The purpose of any business is to create value by producing goods or services that are worth more than the cost of the necessary inputs. This value can be distributed in any number of ways, of course, exclusively to shareholders at one extreme or completely to employees at another. In any case, to survive and thrive, every firm must create value. This observation raises a fundamental question: How do companies create value?
Economic theory predicts what every manager knows – it’s hard to make a profit let alone sustain margins over time. Success attracts competitors who imitate your strategy and woo your customers. Important clients demand price reductions while suppliers push for price increases. Substitute products or services threaten to render your offerings irrelevant. Then, of course, there are shifts in the legal or regulatory context that can fundamentally alter the rules of the game. Given these difficulties, how can firms grow revenues, earn profits, and survive?

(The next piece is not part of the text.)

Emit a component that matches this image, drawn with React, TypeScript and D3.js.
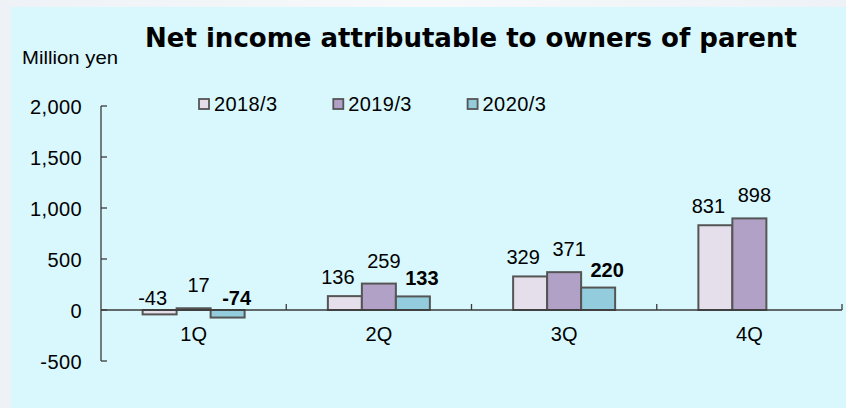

Economic theory describes three distinct ways that firms create value: establishing and defending a positional advantage, building and leveraging superior resources, and seizing fleeting opportunities.
The first approach emphasises establishing and defending a desirable position. The underlying logic is to identify an attractive market, establish a secure position, and erect defences to prevent competitors, customers, and suppliers from appropriating your profits. To use military imagery, this resembles finding a high hill, building a secure fortress with barbed wire and machine gun turrets, and defending it against attacks from all sides.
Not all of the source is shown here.